Title: Better Change


Author: Scribe

Fandom: Commercials

Pairing: The Chevy Avalanche Guys

Rating: R

Summary: Misunderstanding can lead to something beautiful.


Archive: I surrender. Ask, give credit and feedback address.


Feedback:
poet77665@yahoo.com

Status: Finished

Sequel/Series: Commercial Sex Series

Disclaimer: I did not create the characters here, I don't own them. I derive no profit from this effort.
I mean nothing but respect for the creators, owners, and the actors and actresses who portray them.


Websites:
http://www.angelfire.com/grrl/scribescribbles and http://www.angelfire.com/grrl/foxluver


Warnings: I never should have started. Now I'm seeing slash potential in half the commercials I see. Be
careful--it might be catching.


Notes: The guys had no names in the commercial, so I'm improvising.


Better Change
By Scribe


We're on our way to meet the girls, John driving and me riding shotgun as usual. I'd have been perfectly
happy to spend the evening just hanging around one of our places--eating pizza, watching porn, and drinking too much beer. Actually, I really LIKE doing that, because when John get's most of a six pack under his belt... *Nope, shouldn't think about six packs under John's belt. Too good a visual.* When he sucks down about... *Shouldn't think about John sucking down anything, either.* After about five beers at home, John usually strips down to his boxers to get comfortable, which is fine by me.

Anyway, we're in his brand new Chevy Avalanch. Real roomy bastard. It makes me miss his little Nissan. I mean, it was for crap, but the cab was so small that I had an excuse to fall against him when he made a sharp turn. It was worth risking a damn ticket just to end up half in his lap occasionally. If you've been
listening, I probably don't have to tell you that I have the serious hots for John. I have since senior year. He's the reason why I got a doctor's excuse to not shower in gym. Of course he knows nothing about it--witness the fact that we're on our way to pick up 'the girls'.

We're on a lonely stretch of road when John says, "We ought to change before we pick up the girls."

Well, that's weird, but we're on our way back from the laundromat, so we have plenty of fresh clothes. And it might give me a chance to see John just about naked, so I'm all for it, but, "What if someone comes
along?"

He pulls over to the side of the road. "Are you kidding? When was the last time you saw anyone else
on this stretch of road?"

"Okay."

He gets out on his side, I get out on mine, snagging a change of clothes. I'm really hustling, because I
want to get done in time to at least catch a look at him bare chested. I hear some thunking sounds, but
I'm concentrating too hard to look up. Maybe he's having a hard time finding his clothes. That would be
great. If I get done first, I can just sit back and watch him strip, then get dressed.

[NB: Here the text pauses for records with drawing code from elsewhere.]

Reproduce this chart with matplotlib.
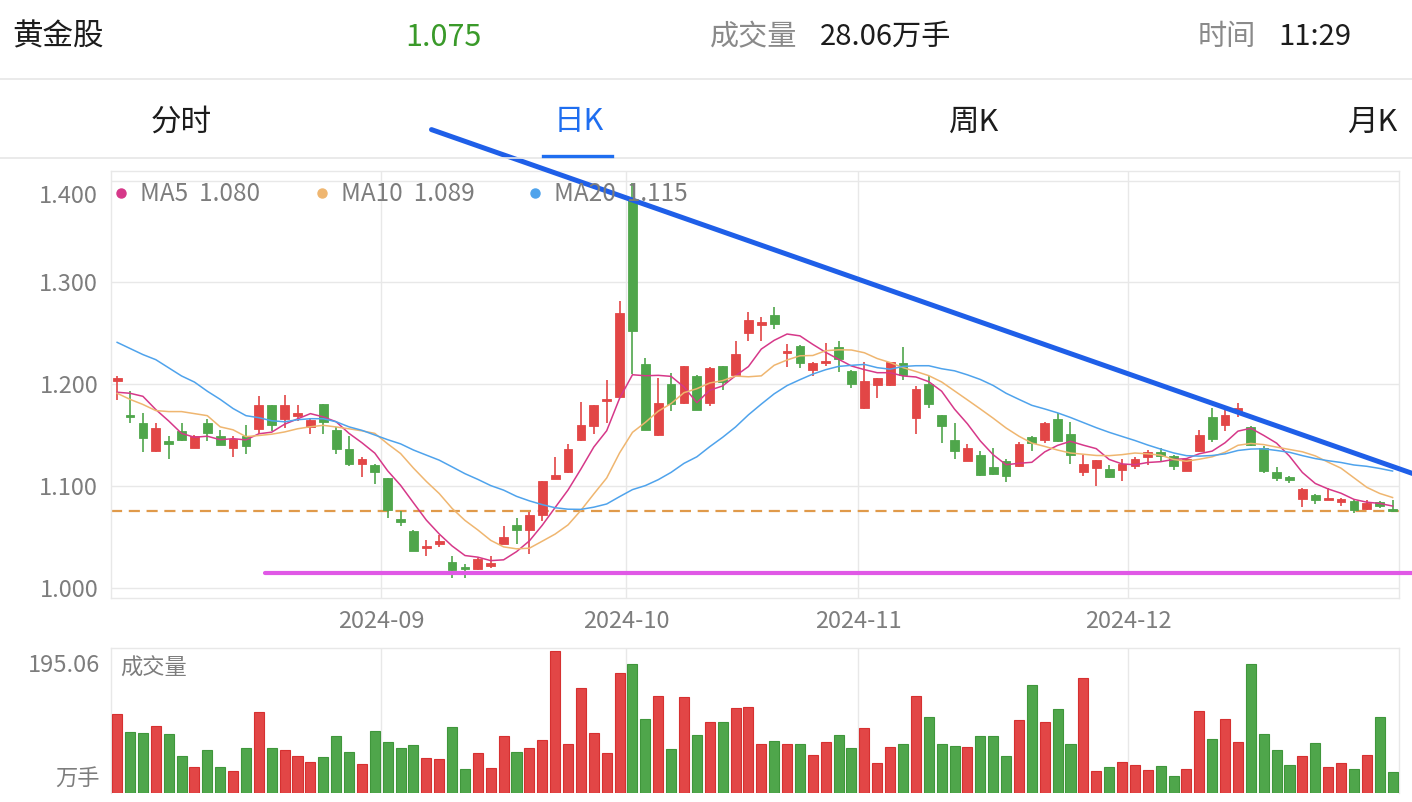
import matplotlib
matplotlib.use("Agg")
import matplotlib.pyplot as plt
from matplotlib.lines import Line2D
from matplotlib.transforms import ScaledTranslation
import numpy as np
import pandas as pd

plt.rcParams["font.family"] = ["Noto Sans CJK SC", "DejaVu Sans"]

# ---- data ----
opens = [
    1.203, 1.169, 1.162, 1.134, 1.144, 1.154, 1.137, 1.162, 1.149, 1.137,
    1.149, 1.156, 1.179, 1.166, 1.169, 1.158, 1.180, 1.155, 1.136, 1.122,
    1.121, 1.108, 1.067, 1.056, 1.039, 1.043, 1.025, 1.020, 1.018, 1.021,
    1.043, 1.062, 1.057, 1.071, 1.107, 1.114, 1.145, 1.159, 1.183, 1.187,
    1.382, 1.220, 1.150, 1.200, 1.181, 1.208, 1.181, 1.218, 1.209, 1.250,
    1.258, 1.268, 1.231, 1.237, 1.214, 1.221, 1.236, 1.213, 1.177, 1.199,
    1.199, 1.221, 1.167, 1.200, 1.170, 1.145, 1.124, 1.130, 1.119, 1.124,
    1.120, 1.148, 1.145, 1.166, 1.151, 1.114, 1.118, 1.117, 1.116, 1.120,
    1.128, 1.133, 1.129, 1.115, 1.134, 1.168, 1.160, 1.174, 1.158, 1.137,
    1.114, 1.109, 1.087, 1.091, 1.086, 1.084, 1.085, 1.077, 1.084, 1.077,
]
closes = [
    1.206, 1.168, 1.147, 1.157, 1.141, 1.145, 1.149, 1.152, 1.140, 1.146,
    1.139, 1.179, 1.160, 1.179, 1.172, 1.165, 1.163, 1.136, 1.122, 1.126,
    1.114, 1.076, 1.065, 1.036, 1.041, 1.046, 1.017, 1.018, 1.028, 1.024,
    1.050, 1.057, 1.071, 1.105, 1.111, 1.136, 1.160, 1.179, 1.185, 1.270,
    1.252, 1.155, 1.181, 1.180, 1.218, 1.175, 1.216, 1.202, 1.230, 1.263,
    1.261, 1.259, 1.233, 1.221, 1.221, 1.222, 1.225, 1.200, 1.203, 1.206,
    1.222, 1.209, 1.195, 1.180, 1.159, 1.134, 1.137, 1.111, 1.112, 1.110,
    1.141, 1.142, 1.162, 1.144, 1.130, 1.122, 1.125, 1.109, 1.122, 1.126,
    1.133, 1.129, 1.120, 1.126, 1.150, 1.146, 1.170, 1.177, 1.140, 1.115,
    1.108, 1.106, 1.097, 1.086, 1.088, 1.087, 1.076, 1.083, 1.080, 1.075,
]
highs = [
    1.208, 1.193, 1.172, 1.162, 1.149, 1.162, 1.150, 1.166, 1.155, 1.149,
    1.160, 1.188, 1.179, 1.189, 1.179, 1.167, 1.180, 1.158, 1.149, 1.128,
    1.122, 1.108, 1.075, 1.057, 1.047, 1.052, 1.031, 1.023, 1.029, 1.031,
    1.061, 1.068, 1.074, 1.105, 1.128, 1.141, 1.182, 1.179, 1.204, 1.282,
    1.398, 1.226, 1.206, 1.211, 1.218, 1.209, 1.217, 1.218, 1.242, 1.271,
    1.266, 1.276, 1.239, 1.238, 1.222, 1.240, 1.242, 1.214, 1.222, 1.206,
    1.222, 1.236, 1.198, 1.208, 1.170, 1.162, 1.141, 1.134, 1.137, 1.126,
    1.143, 1.149, 1.163, 1.172, 1.163, 1.130, 1.125, 1.121, 1.126, 1.128,
    1.135, 1.137, 1.130, 1.127, 1.155, 1.177, 1.176, 1.181, 1.159, 1.139,
    1.119, 1.110, 1.098, 1.092, 1.098, 1.088, 1.086, 1.086, 1.085, 1.086,
]
lows = [
    1.184, 1.162, 1.133, 1.133, 1.126, 1.144, 1.137, 1.144, 1.140, 1.128,
    1.131, 1.151, 1.154, 1.157, 1.164, 1.151, 1.151, 1.131, 1.120, 1.109,
    1.102, 1.068, 1.061, 1.036, 1.031, 1.040, 1.010, 1.010, 1.017, 1.019,
    1.043, 1.043, 1.033, 1.066, 1.107, 1.113, 1.144, 1.151, 1.162, 1.187,
    1.210, 1.155, 1.149, 1.174, 1.180, 1.175, 1.178, 1.194, 1.208, 1.242,
    1.242, 1.254, 1.217, 1.216, 1.208, 1.218, 1.212, 1.196, 1.176, 1.186,
    1.198, 1.204, 1.151, 1.177, 1.142, 1.126, 1.124, 1.110, 1.111, 1.104,
    1.119, 1.134, 1.142, 1.143, 1.122, 1.110, 1.100, 1.108, 1.105, 1.117,
    1.121, 1.124, 1.116, 1.115, 1.133, 1.143, 1.154, 1.168, 1.139, 1.113,
    1.105, 1.103, 1.079, 1.082, 1.086, 1.080, 1.073, 1.076, 1.078, 1.074,
]
volumes = [
    107.6, 82.9, 82.4, 91.6, 80.1, 50.4, 35.7, 58.6, 35.7, 30.2,
    61.8, 110.4, 61.8, 58.6, 50.8, 42.1, 49.5, 77.8, 55.9, 39.4,
    84.7, 69.1, 61.8, 65.9, 48.1, 46.7, 90.7, 33.0, 54.5, 34.3,
    77.8, 55.9, 61.8, 71.9, 195.06, 66.9, 143.3, 82.4, 54.0, 164.8,
    176.7, 101.2, 133.2, 59.5, 131.9, 79.2, 97.5, 97.5, 116.8, 118.1,
    66.9, 71.0, 66.9, 66.9, 51.7, 69.6, 79.2, 61.8, 89.3, 41.2,
    62.3, 66.9, 133.2, 103.5, 66.9, 64.1, 62.7, 77.4, 77.4, 50.8,
    99.8, 147.9, 97.1, 114.5, 67.3, 157.5, 29.8, 35.7, 42.1, 37.5,
    30.7, 37.1, 23.4, 32.1, 111.7, 73.7, 101.7, 70.1, 176.3, 80.1,
    58.6, 38.5, 49.9, 68.7, 35.7, 41.2, 32.5, 51.7, 103.5, 28.06,
]
# moving averages before the window has enough closes (need earlier history)
ma5_head = [1.192, 1.191, 1.188, 1.175]
ma10_head = [1.191, 1.185, 1.180, 1.174, 1.173, 1.173, 1.171, 1.169, 1.158]
ma20_head = [1.241, 1.235, 1.229, 1.224, 1.216, 1.208, 1.202, 1.193, 1.185,
             1.176, 1.169, 1.167, 1.164, 1.163, 1.165, 1.166, 1.166, 1.163, 1.158]

month_labels = ["2024-09", "2024-10", "2024-11", "2024-12"]
month_start_idx = [21, 40, 58, 79]
price_ticks = [1.0, 1.1, 1.2, 1.3, 1.4]

stock_name = "黄金股"
last_price = 1.075
last_volume = 28.06
quote_time = "11:29"
tabs = ["分时", "日K", "周K", "月K"]

# hand-drawn annotations (index, price)
trend_line = [(24.4, 1.450), (101.5, 1.108)]
support_level = 1.0145
support_start = 11.5

# ---- colours ----
RED = "#e24646"
GREEN = "#4fa64b"
GRID = "#e8e8e8"
GRAY = "#7d7d7d"
BLACK = "#1c1c1c"
MA_COLORS = ["#d63889", "#efb670", "#4fa3ec"]

W, H = 1412, 802


def fx(x):
    return x / W


def fy(y):
    return 1 - y / H


fig = plt.figure(figsize=(W / 100, H / 100), dpi=100)
fig.patch.set_facecolor("white")

# ---- header ----
fig.text(fx(12), fy(37), stock_name, fontsize=22, color=BLACK, va="center")
fig.text(fx(443), fy(37), f"{last_price:.3f}", fontsize=22, color="#3a9a2a",
         va="center", ha="center")
fig.text(fx(710), fy(37), "成交量", fontsize=21, color="#8a8a8a", va="center")
fig.text(fx(820), fy(37), f"{last_volume:.2f}万手", fontsize=21, color=BLACK,
         va="center")
fig.text(fx(1198), fy(37), "时间", fontsize=21, color="#8a8a8a", va="center")
fig.text(fx(1278), fy(37), quote_time, fontsize=21, color=BLACK, va="center")

for y in (79, 158):
    fig.add_artist(Line2D([0, 1], [fy(y), fy(y)], color="#e6e6e6", lw=1.2,
                          transform=fig.transFigure))

tab_x = [181, 579, 974, 1372]
for name, x in zip(tabs, tab_x):
    col = "#1f6ef0" if name == "日K" else BLACK
    fig.text(fx(x), fy(122), name, fontsize=22, color=col, va="center",
             ha="center")
fig.add_artist(Line2D([fx(543), fx(612)], [fy(155.5), fy(155.5)],
                      color="#1f6ef0", lw=2.4, transform=fig.transFigure))

# ---- price panel ----
ax = fig.add_axes([fx(110.7), fy(597.7), 1288.3 / W, 427 / H])
vax = fig.add_axes([fx(110.7), fy(792.7), 1288.3 / W, 145 / H])

n = len(closes)
x = np.arange(n)
o = np.array(opens)
c = np.array(closes)
up = c >= o
colors = np.where(up, RED, GREEN)

close_s = pd.Series(closes)
ma_lines = []
for win, head in ((5, ma5_head), (10, ma10_head), (20, ma20_head)):
    ma = close_s.rolling(win).mean().to_numpy()
    ma[:len(head)] = head
    ma_lines.append(ma)

ax.vlines(x, lows, highs, colors=colors, linewidth=1.2, zorder=3)
body_bottom = np.minimum(o, c)
body_height = np.maximum(np.abs(c - o), 0.0015)
ax.bar(x, body_height, bottom=body_bottom, width=0.68, color=colors,
       edgecolor=colors, linewidth=0.6, zorder=4)

for ma, col in zip(ma_lines, MA_COLORS):
    ax.plot(x, ma, color=col, lw=1.1, zorder=5)

ax.axhline(last_price, color="#e09a4a", lw=1.6, dashes=(5, 3), zorder=2)

ax.set_xlim(-0.5, n - 0.5)
ax.set_ylim(0.99018, 1.40963)
month_x = [i - 0.5 for i in month_start_idx]
for a in (ax, vax):
    a.set_xticks(month_x)
    a.grid(True, color=GRID, lw=1.0)
    a.set_axisbelow(True)
    for s in a.spines.values():
        s.set_color(GRID)
        s.set_linewidth(1.0)
    a.tick_params(length=0)

ax.set_xticklabels(month_labels, fontsize=17, color=GRAY)
ax.tick_params(axis="x", pad=9)
ax.set_yticks(price_ticks)
ax.set_yticklabels([f"{v:.3f}" for v in price_ticks], fontsize=17, color=GRAY)
ax.tick_params(axis="y", pad=9)
top_label = ax.get_yticklabels()[-1]
top_label.set_va("top")
top_label.set_transform(top_label.get_transform()
                        + ScaledTranslation(0, -0.04, fig.dpi_scale_trans))

# legend
legend_x = [121, 322, 535]
for (win, ma, col, lx) in zip((5, 10, 20), ma_lines, MA_COLORS, legend_x):
    fig.add_artist(Line2D([fx(lx)], [fy(193)], marker="o", ms=6.5, color=col,
                          lw=0, transform=fig.transFigure))
    fig.text(fx(lx + 19), fy(194), f"MA{win}  {ma[-1]:.3f}", fontsize=17.5,
             color=GRAY, va="center")

# annotations drawn over the chart
(tx0, ty0), (tx1, ty1) = trend_line
ax.plot([tx0, tx1], [ty0, ty1], color="#1f5fe8", lw=3.6, clip_on=False,
        zorder=8, solid_capstyle="round")
ax.plot([support_start, n + 1.5], [support_level, support_level],
        color="#e058e6", lw=3.0, clip_on=False, zorder=8,
        solid_capstyle="round")

# ---- volume panel ----
vcol_edge = np.where(up, "#d63030", "#3f963b")
vax.bar(x, volumes, width=0.78, color=colors, edgecolor=vcol_edge,
        linewidth=0.8, zorder=3)
vax.set_xlim(-0.5, n - 0.5)
vmax = max(volumes)
vax.set_ylim(0, vmax * 145 / 142)
vax.set_yticks([])
vax.set_xticklabels([])
vax.spines["bottom"].set_visible(False)
fig.text(fx(100), fy(666), f"{vmax:.2f}", fontsize=17, color=GRAY,
         ha="right", va="center")
fig.text(fx(100), fy(778), "万手", fontsize=16, color=GRAY, ha="right",
         va="center")
fig.text(fx(120), fy(668), "成交量", fontsize=16, color=GRAY, va="center")

fig.savefig("out.png", dpi=100, facecolor="white")
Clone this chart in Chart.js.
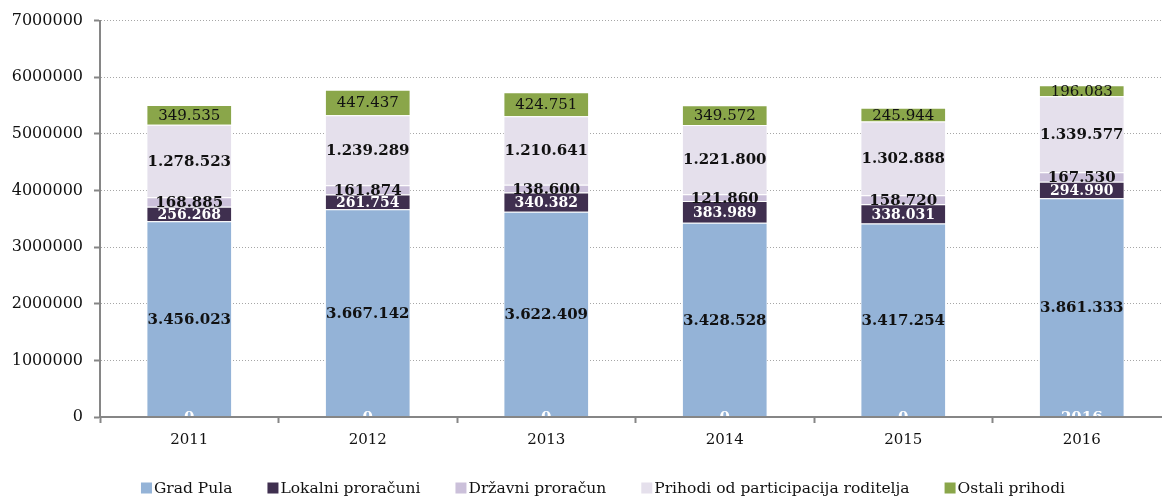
<!DOCTYPE html>
<html>
<head>
<meta charset="utf-8">
<script src="https://cdn.jsdelivr.net/npm/chart.js@4.4.1/dist/chart.umd.min.js"></script>
<style>
    html, body { margin: 0; padding: 0; background: #fff; overflow: hidden; }
    #wrap { width: 1175px; height: 497px; position: relative; }
</style>
</head>
<body>
<div id="wrap"><canvas id="chart"></canvas></div>
<script>
// categories and series
const years = ['2011', '2012', '2013', '2014', '2015', '2016'];
const gradPula = [3456023, 3667142, 3622409, 3428528, 3417254, 3861333];
const lokalniProracuni = [256268, 261754, 340382, 383989, 338031, 294990];
const drzavniProracun = [168885, 161874, 138600, 121860, 158720, 167530];
const prihodiRoditelja = [1278523, 1239289, 1210641, 1221800, 1302888, 1339577];
const ostaliPrihodi = [349535, 447437, 424751, 349572, 245944, 196083];
// odd labels sitting at the base of each bar in the original
const baseLabels = ['0', '0', '0', '0', '0', '2016'];
const yTicks = [0, 1000000, 2000000, 3000000, 4000000, 5000000, 6000000, 7000000];

const SERIF = '"DejaVu Serif", "Liberation Serif", serif';

// thousands with dots, like 3.456.023
function fmt(v) {
    return String(v).replace(/\B(?=(\d{3})+(?!\d))/g, '.');
}

// label style per dataset
const labelStyles = [
    { color: '#111', font: 'bold 15px ' + SERIF },
    { color: '#fff', font: 'bold 14px ' + SERIF },
    { color: '#111', font: 'bold 15px ' + SERIF },
    { color: '#111', font: 'bold 15px ' + SERIF },
    { color: '#111', font: '15px ' + SERIF }
];

// draws value labels inside segments + base labels + legend
const labelsPlugin = {
    id: 'segLabels',
    afterDatasetsDraw(chart) {
        const ctx = chart.ctx;
        ctx.save();
        ctx.textAlign = 'center';
        ctx.textBaseline = 'middle';
        chart.data.datasets.forEach((ds, i) => {
            const meta = chart.getDatasetMeta(i);
            ctx.fillStyle = labelStyles[i].color;
            ctx.font = labelStyles[i].font;
            meta.data.forEach((bar, j) => {
                const y = (bar.y + bar.base) / 2;
                ctx.fillText(fmt(ds.data[j]), bar.x, y + 1);
            });
        });
        // base labels (white)
        const meta0 = chart.getDatasetMeta(0);
        ctx.fillStyle = '#fff';
        ctx.font = 'bold 15px ' + SERIF;
        meta0.data.forEach((bar, j) => {
            ctx.fillText(baseLabels[j], bar.x, bar.base + 2);
        });
        ctx.restore();
    },
    afterDraw(chart) {
        // legend along the bottom
        const ctx = chart.ctx;
        ctx.save();
        ctx.font = '15.5px ' + SERIF;
        ctx.textBaseline = 'middle';
        ctx.textAlign = 'left';
        const box = 11, gap = 2, spacing = 35;
        const items = chart.data.datasets.map(ds => ({
            label: ds.label,
            color: ds.backgroundColor,
            w: box + gap + ctx.measureText(ds.label).width
        }));
        const total = items.reduce((s, it) => s + it.w, 0) + spacing * (items.length - 1);
        let x = 603 - total / 2;
        const y = 488;
        items.forEach(it => {
            ctx.fillStyle = it.color;
            ctx.fillRect(x, y - box / 2, box, box);
            ctx.fillStyle = '#111';
            ctx.fillText(it.label, x + box + gap, y + 1);
            x += it.w + spacing;
        });
        ctx.restore();
    }
};

const barOpts = {
    barPercentage: 0.48,
    categoryPercentage: 1,
    borderWidth: 1,
    borderColor: 'rgba(255,255,255,0.55)'
};

new Chart(document.getElementById('chart'), {
    type: 'bar',
    data: {
        labels: years,
        datasets: [
            { label: 'Grad Pula', data: gradPula, backgroundColor: '#94b3d7', ...barOpts },
            { label: 'Lokalni proračuni', data: lokalniProracuni, backgroundColor: '#3f2f4f', ...barOpts },
            { label: 'Državni proračun', data: drzavniProracun, backgroundColor: '#cbc0da', ...barOpts },
            { label: 'Prihodi od participacija roditelja', data: prihodiRoditelja, backgroundColor: '#e5e0ec', ...barOpts },
            { label: 'Ostali prihodi', data: ostaliPrihodi, backgroundColor: '#8aa64a', ...barOpts }
        ]
    },
    options: {
        responsive: true,
        maintainAspectRatio: false,
        animation: false,
        layout: { padding: { top: 20, right: 4, left: 0, bottom: 0 } },
        plugins: {
            legend: { display: false },
            tooltip: { enabled: false }
        },
        scales: {
            x: {
                stacked: true,
                afterFit: s => { s.height = 80; },
                grid: {
                    drawOnChartArea: false,
                    offset: true,
                    tickLength: 6,
                    tickColor: '#868686',
                    tickWidth: 2
                },
                border: { display: true, color: '#868686', width: 2, z: 1 },
                ticks: {
                    color: '#111',
                    font: { family: SERIF, size: 15 },
                    padding: 8
                }
            },
            y: {
                stacked: true,
                min: 0,
                max: 7000000,
                afterFit: s => { s.width = 100; },
                afterBuildTicks: s => { s.ticks = yTicks.map(v => ({ value: v })); },
                grid: {
                    color: '#a6a6a6',
                    lineWidth: 1,
                    tickLength: 6,
                    tickColor: '#868686',
                    tickWidth: 2
                },
                border: { display: true, color: '#868686', width: 2, dash: [1, 2], z: 1 },
                ticks: {
                    color: '#111',
                    font: { family: SERIF, size: 16 },
                    padding: 11,
                    callback: v => String(v)
                }
            }
        }
    },
    plugins: [labelsPlugin]
});
</script>
</body>
</html>
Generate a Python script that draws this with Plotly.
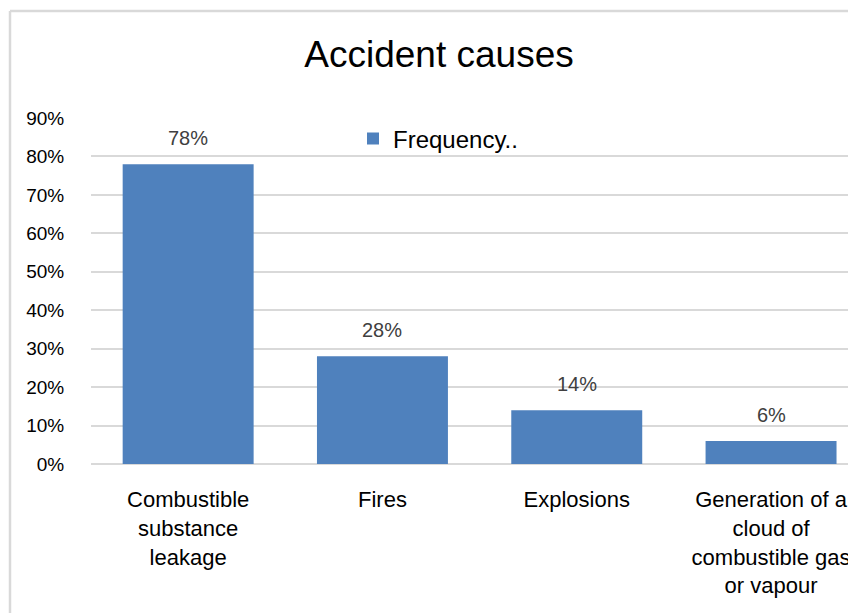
import plotly.graph_objects as go

categories = [
    "Combustible<br>substance<br>leakage",
    "Fires",
    "Explosions",
    "Generation of a<br>cloud of<br>combustible gas<br>or vapour",
]
frequency = [0.78, 0.28, 0.14, 0.06]
labels = ["78%", "28%", "14%", "6%"]
series_name = "Frequency.."
title_text = "Accident causes"

# the page body adds an 8px margin, so the figure is laid out 8px smaller
OFF = 8
W, H = 856 - OFF, 613 - OFF
L, R = 91 - OFF, 0
T = 118 - OFF
B = H - (464 - OFF)
pw = W - L - R
ph = H - T - B

FONT = "Liberation Sans, Arial, sans-serif"
BAR = "#4F81BD"
GRID = "#D9D9D9"

fig = go.Figure()
fig.add_trace(go.Bar(
    x=list(range(len(categories))),
    y=frequency,
    name=series_name,
    marker=dict(color=BAR, line=dict(width=0)),
    showlegend=True,
    hoverinfo="skip",
))

for i, (v, t) in enumerate(zip(frequency, labels)):
    fig.add_annotation(
        x=i, y=v, text=t, showarrow=False,
        yanchor="bottom", yshift=13,
        font=dict(family=FONT, size=20, color="#404040"),
    )

# reference-pixel helpers
def px_x(p):
    return (p - OFF - L) / pw

def px_y(p):
    return (H - B - (p - OFF)) / ph

# outer chart border (top and left edges visible)
fig.add_shape(type="line", xref="paper", yref="paper",
              x0=px_x(10), x1=px_x(900), y0=px_y(11), y1=px_y(11),
              line=dict(color=GRID, width=2.5), layer="below")
fig.add_shape(type="line", xref="paper", yref="paper",
              x0=px_x(10), x1=px_x(10), y0=px_y(11), y1=px_y(700),
              line=dict(color=GRID, width=2.5), layer="below")

fig.update_layout(
    width=W, height=H,
    margin=dict(l=L, r=R, t=T, b=B, autoexpand=False),
    paper_bgcolor="white", plot_bgcolor="white",
    bargap=0.326,
    title=dict(text=title_text, x=(439 - OFF) / W, xanchor="center",
               y=1 - (54 - OFF) / H, yanchor="middle",
               font=dict(family=FONT, size=37, color="black")),
    legend=dict(x=px_x(353), xanchor="left", y=px_y(139), yanchor="middle",
                font=dict(family=FONT, size=24, color="black"),
                bgcolor="rgba(0,0,0,0)", borderwidth=0),
    xaxis=dict(
        range=[-0.5, -0.5 + pw / 194.3],
        tickmode="array",
        tickvals=list(range(len(categories))),
        ticktext=categories,
        showgrid=False, zeroline=False, showline=False,
        ticks="outside", ticklen=16, tickcolor="rgba(0,0,0,0)",
        tickfont=dict(family=FONT, size=22, color="black"),
        fixedrange=True,
    ),
    yaxis=dict(
        range=[0, 0.9], dtick=0.1, tick0=0,
        tickformat=".0%",
        showgrid=True, gridcolor=GRID, gridwidth=1.5,
        zeroline=True, zerolinecolor=GRID, zerolinewidth=1.5,
        showline=False,
        ticks="outside", ticklen=22, tickcolor="rgba(0,0,0,0)",
        tickfont=dict(family=FONT, size=19, color="black"),
        fixedrange=True,
    ),
)

fig.write_html("out.html")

I'm shirtless, and have my pants around my knees, one foot up while I try to work the pants leg over my
boot, when I hear, "What are you doing?"

I look up. John is sitting behind the driver's seat again, and he's raised the seats in back so that now
the Avalanch is an SUV instead of a pick-up. I wince. Shit, THAT'S what he meant about changing. "I...
um..." He's staring. I can feel myself starting to blush. I start trying to raise my pants, but the fuckers now will not go back up. "Y'see, you said change, and I thought..." He's still staring. My blood is now about to boil away what few brain cells I have left. He's sliding across the seat. Oh, shit. He's gonna pop me upside the head. I grab my shirt and slip my arms into the sleeves, figuring I ought to be partially dressed for when the paramedics get there.

John's hands shoot out and grab both sides of my collar. He's turned around to sit with his legs hanging out of the door, and he drags me right up between those firm thighs. All of a sudden my boxers are pressed against his jeans and helloooo, Nurse! If he wasn't gonna kill me before, he is after he feels
that boner in my shorts. I keep babbling frantically, "See, I thought you meant change for the girls,
and..."

"Screw the girls." He kisses me.

You know, the Avalanche really DOES have a roomy back seat.